An important development for these families occurred in 2017, when the government of Israel first recognized that a gross injustice was perpetrated against them and established a commission of inquiry to investigate what really happened. As a result, hundreds of thousands of classified documents, stored in the State Archives for 70 years, were released for review ahead of schedule. These included the confidential conclusions of previous commissions of inquiry, along with testimonies.
This was a major step forward by the state. It was evidence of a genuine desire to deal with the issue. “Children disappeared from the embrace of their parents and families. The scandal is still seared in the hearts of their families. … We feel that we have a moral obligation to investigate the incident and get to the truth. … As of today, we will enable the families to try to reach closure. The data being declassified will, first and foremost, eliminate the skepticism that these families have toward state institutions, and allow them to move forward. It will heal the wound, and in so doing, strengthen Israeli society,” said then-Minister Tzachi Hanegbi of the Likud, who was appointed by Netanyahu to coordinate the issue.
This shift in government policy resulted in the media beginning to take the matter seriously. Journalists also began to investigate the testimonies and claims, instead of rejecting them out of hand as little more than ridiculous rumors. The rise of social media also helped. Dozens of internet groups were formed, and families began to share information, including information from overseas.
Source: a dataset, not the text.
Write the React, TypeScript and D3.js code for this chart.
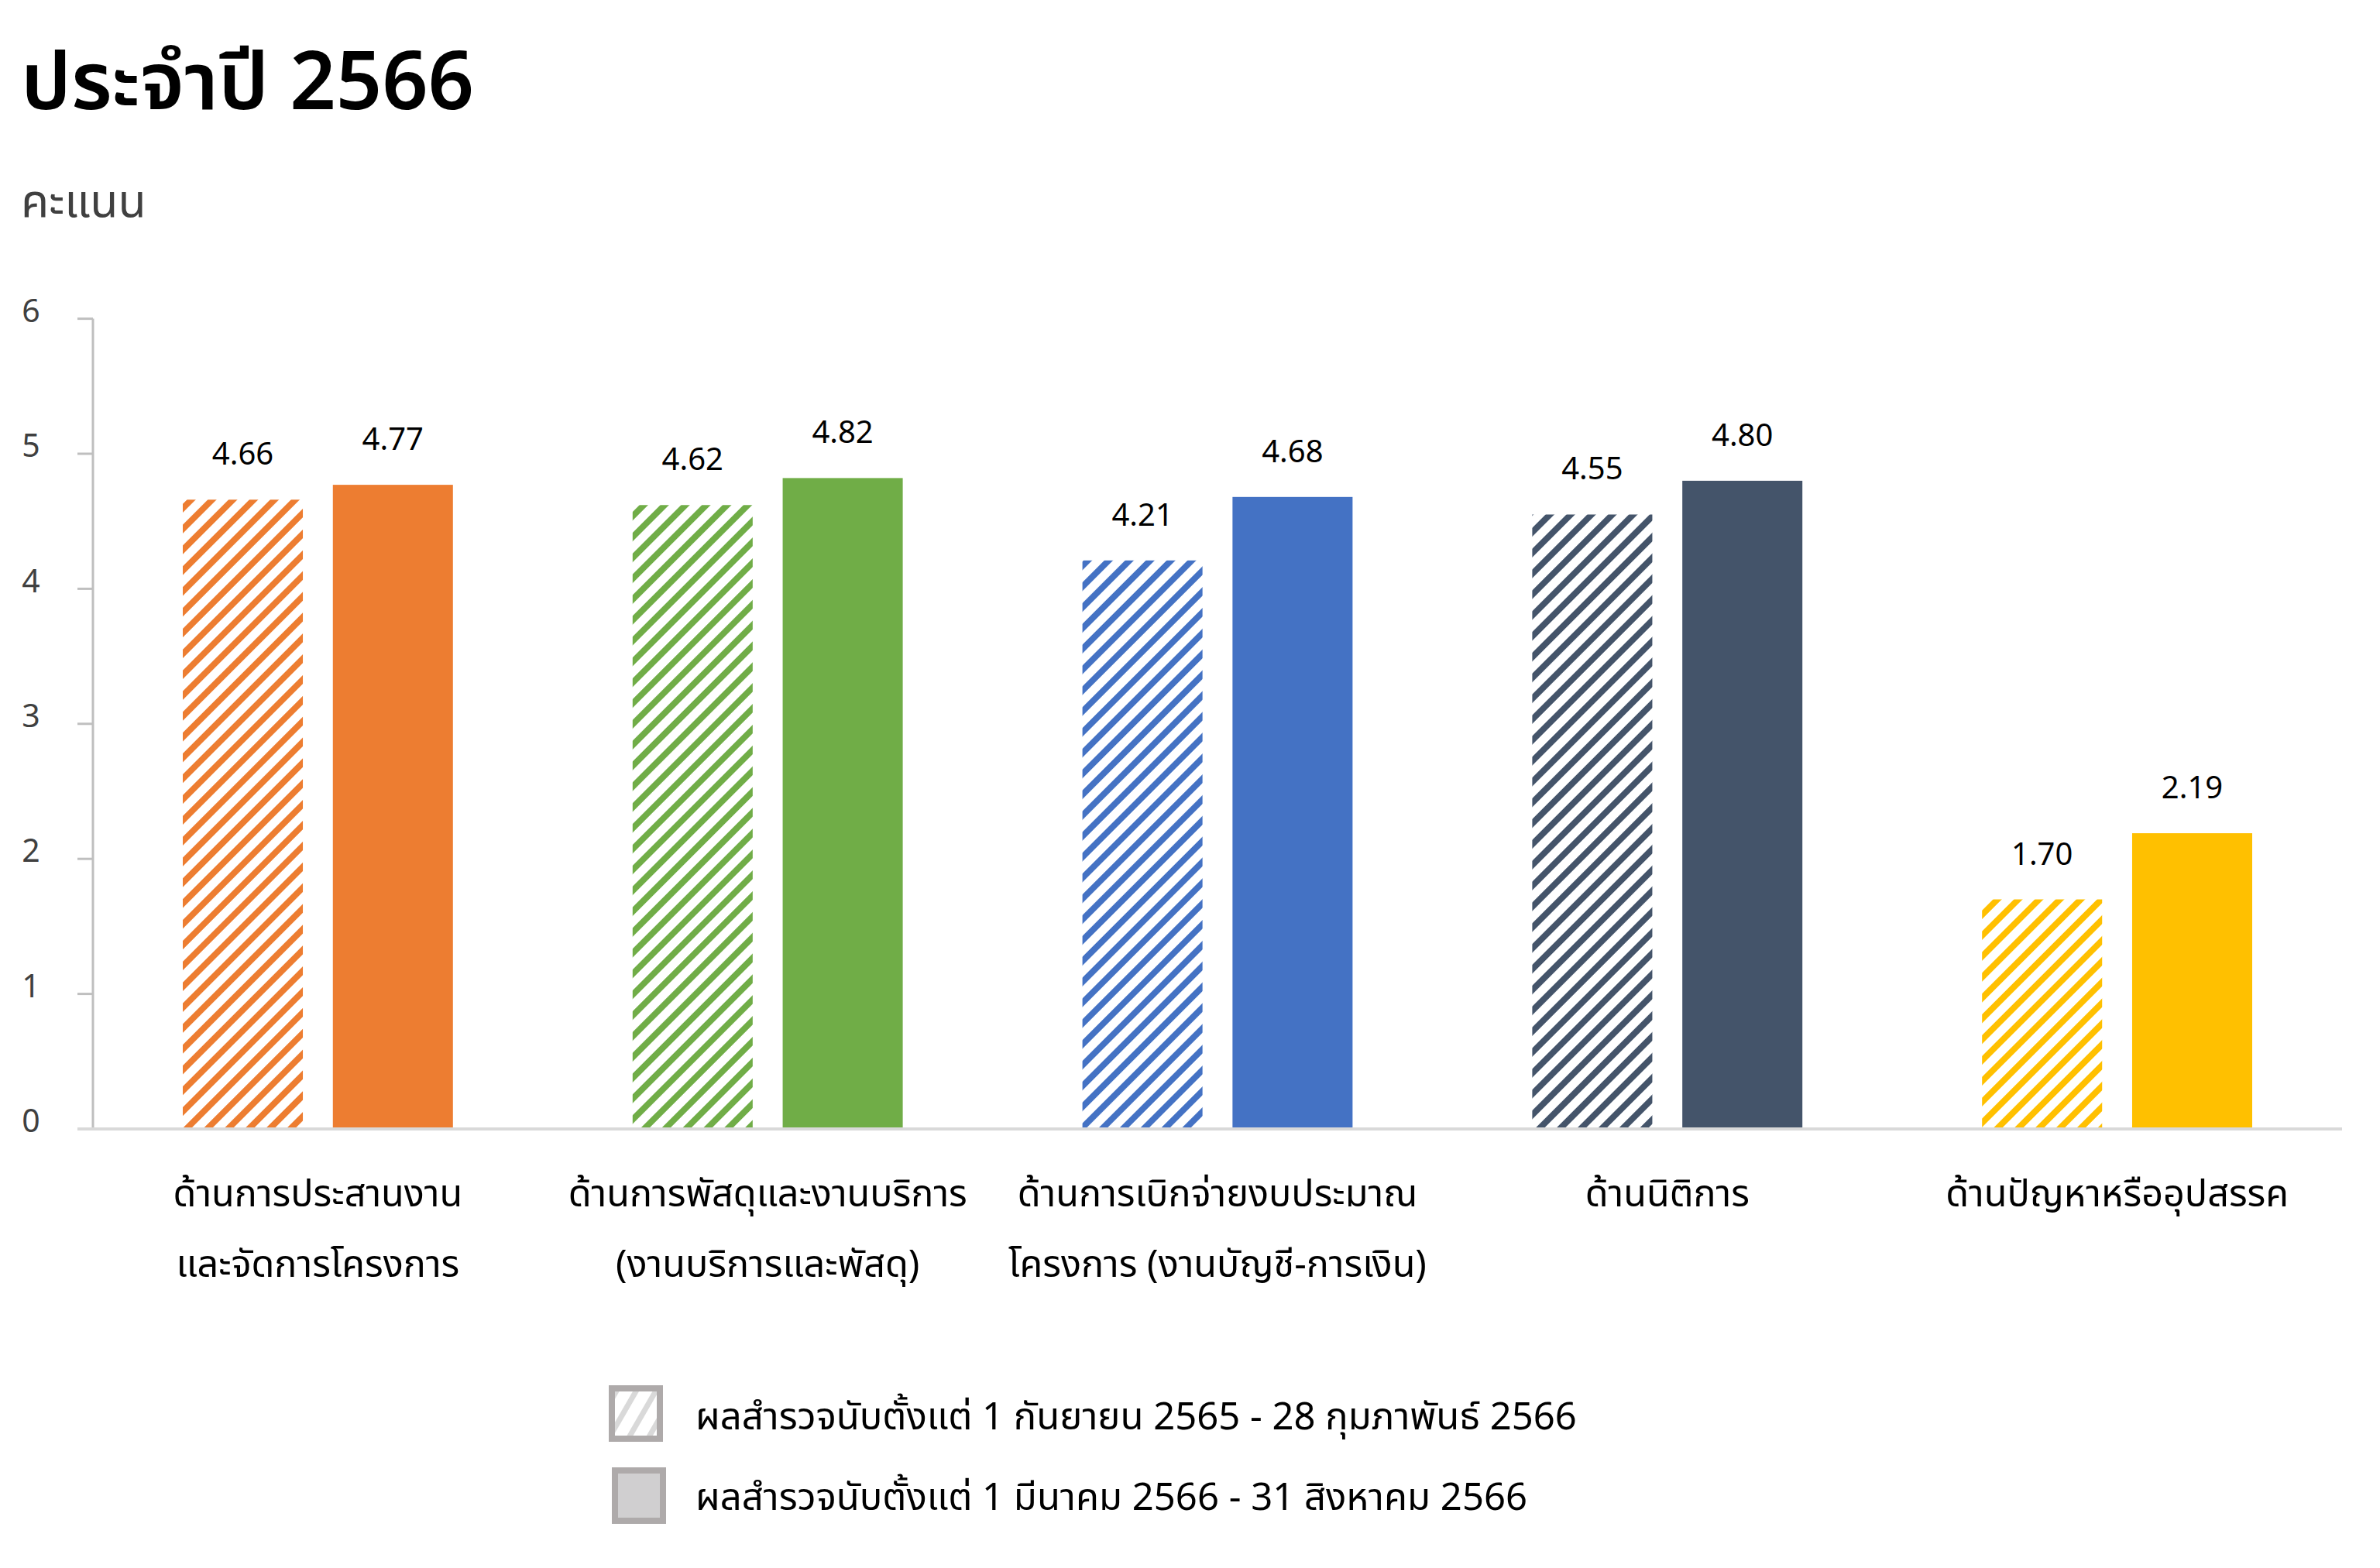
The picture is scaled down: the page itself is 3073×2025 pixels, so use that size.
import React from "react";
import * as d3 from "d3";

const categories: string[][] = [
  ["ด้านการประสานงาน", "และจัดการโครงการ"],
  ["ด้านการพัสดุและงานบริการ", "(งานบริการและพัสดุ)"],
  ["ด้านการเบิกจ่ายงบประมาณ", "โครงการ (งานบัญชี-การเงิน)"],
  ["ด้านนิติการ"],
  ["ด้านปัญหาหรืออุปสรรค"],
];
const period1Values = [4.66, 4.62, 4.21, 4.55, 1.7];
const period2Values = [4.77, 4.82, 4.68, 4.8, 2.19];
const colors = ["#ED7D31", "#70AD47", "#4472C4", "#44546A", "#FFC000"];
const yTicks = [0, 1, 2, 3, 4, 5, 6];
const legendLabels = [
  "ผลสำรวจนับตั้งแต่ 1 กันยายน 2565 - 28 กุมภาพันธ์ 2566",
  "ผลสำรวจนับตั้งแต่ 1 มีนาคม 2566 - 31 สิงหาคม 2566",
];
const title = "ประจำปี 2566";
const yTitle = "คะแนน";

const W = 3073;
const H = 2025;
const left = 120;
const right = 3024;
const top = 411.6;
const bottom = 1458;
const FONT = "'Noto Sans Thai', 'Noto Sans', 'Open Sans', sans-serif";

export default function App() {
  const x = d3
    .scaleBand<number>()
    .domain(d3.range(categories.length))
    .range([left, right])
    .paddingInner(0)
    .paddingOuter(0);
  const y = d3.scaleLinear().domain([0, 6]).range([bottom, top]);
  const sub = d3
    .scaleBand<number>()
    .domain([0, 1])
    .range([116, x.bandwidth() - 116])
    .paddingInner(0.2);
  const bw = sub.bandwidth();

  return (
    <svg
      width={W}
      height={H}
      style={{ position: "absolute", left: 0, top: 0, background: "#fff" }}
    >
      <defs>
        {colors.map((c, i) => (
          <pattern
            key={i}
            id={`hatch${i}`}
            patternUnits="userSpaceOnUse"
            width={19}
            height={19}
            patternTransform="rotate(45)"
          >
            <rect x={0} y={0} width={19} height={19} fill="#fff" />
            <rect x={0} y={0} width={8} height={19} fill={c} />
          </pattern>
        ))}
        <pattern
          id="hatchLegend"
          patternUnits="userSpaceOnUse"
          width={22}
          height={22}
          patternTransform="rotate(30)"
        >
          <rect x={0} y={0} width={22} height={22} fill="#fff" />
          <rect x={0} y={0} width={7} height={22} fill="#d9d9d9" />
        </pattern>
      </defs>

      <text x={27} y={141} fontFamily={FONT} fontWeight={600} fontSize={104} fill="#000">
        {title}
      </text>
      <text x={27} y={280} fontFamily={FONT} fontSize={59} fill="#404040">
        {yTitle}
      </text>

      {/* y axis */}
      <line x1={left} x2={left} y1={y(6)} y2={y(0)} stroke="#bfbfbf" strokeWidth={3} />
      {yTicks.map((t) => (
        <g key={t}>
          <line x1={100} x2={left} y1={y(t)} y2={y(t)} stroke="#bfbfbf" strokeWidth={3} />
          <text
            x={40}
            y={y(t)}
            dy="0.1em"
            textAnchor="middle"
            fontFamily={FONT}
            fontSize={41}
            fill="#404040"
          >
            {t}
          </text>
        </g>
      ))}

      {/* bars */}
      {categories.map((cat, i) => {
        const x0 = x(i)!;
        const vals = [period1Values[i], period2Values[i]];
        return (
          <g key={i}>
            {vals.map((v, j) => {
              const bx = x0 + sub(j)!;
              return (
                <g key={j}>
                  <rect
                    x={bx}
                    y={y(v)}
                    width={bw}
                    height={y(0) - y(v)}
                    fill={j === 0 ? `url(#hatch${i})` : colors[i]}
                  />
                  <text
                    x={bx + bw / 2}
                    y={y(v) - 45}
                    textAnchor="middle"
                    fontFamily={FONT}
                    fontSize={40}
                    fill="#000"
                  >
                    {v.toFixed(2)}
                  </text>
                </g>
              );
            })}
            {cat.map((line, k) => (
              <text
                key={k}
                x={x0 + x.bandwidth() / 2}
                y={1558 + k * 91}
                textAnchor="middle"
                fontFamily={FONT}
                fontSize={48.5}
                fill="#000"
              >
                {line}
              </text>
            ))}
          </g>
        );
      })}

      {/* baseline */}
      <line x1={100} x2={right} y1={y(0)} y2={y(0)} stroke="#d9d9d9" strokeWidth={4} />

      {/* legend */}
      <rect x={790} y={1793} width={62} height={65} fill="url(#hatchLegend)" stroke="#aeaaaa" strokeWidth={8} />
      <rect x={794} y={1899} width={62} height={65} fill="#d0cfd0" stroke="#aeaaaa" strokeWidth={8} />
      {legendLabels.map((l, i) => (
        <text
          key={i}
          x={898}
          y={1829 + i * 104}
          dy="0.35em"
          fontFamily={FONT}
          fontSize={49}
          fill="#000"
        >
          {l}
        </text>
      ))}
    </svg>
  );
}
“Not a single journalist was willing to listen at first. They all waved me off, when I tried to interest them in the story. They thought the whole case was ridiculous, and that a series of committees of inquiry had already investigated it,” Nurit Koren told Al-Monitor in 2017 when she headed the Special Committee on the Affair of the Disappearance of Yemenite, Eastern and Balkan Children. She then was a Knesset member representing the Likud.
Koren, the child of Yemenite immigrants, made the search for the truth about these children into her life mission. She even attempted to pass legislation to exhume the children’s bodies. With great insight, she focused her campaign on having the state take responsibility for what happened. At the time, she accused the official institutions of the state of engaging in acts of organized crime that targeted an already hard-pressed population. As she put it, “In the 1950s, Yemenite immigrants were perceived as coming from a primitive culture. It was said that they didn’t know how to care for their children, so they were taken away to residential facilities. Prime Minister David Ben-Gurion gave the order.”
On Feb. 23, she told Al-Monitor that there can be no doubt that the fact that an Israeli government recognized the injustice is a huge step forward, but that this is not enough. She promised the fight will continue. “Unfortunately, the state did not take responsibility for what happened. The financial compensation it is offering is not enough, and more than any money, these families want to know the truth. There is still a lot that should be done, like examining the graves and declassifying material that remains classified. Only half the work got done. I am flooded with phone calls from the families, so it is obvious that the struggle will continue. We will insist that an official day of remembrance is proclaimed. I am no longer a member of Knesset, but this just cause still burns within me. I will continue to lead it on a volunteer basis, until the state takes full responsibility.”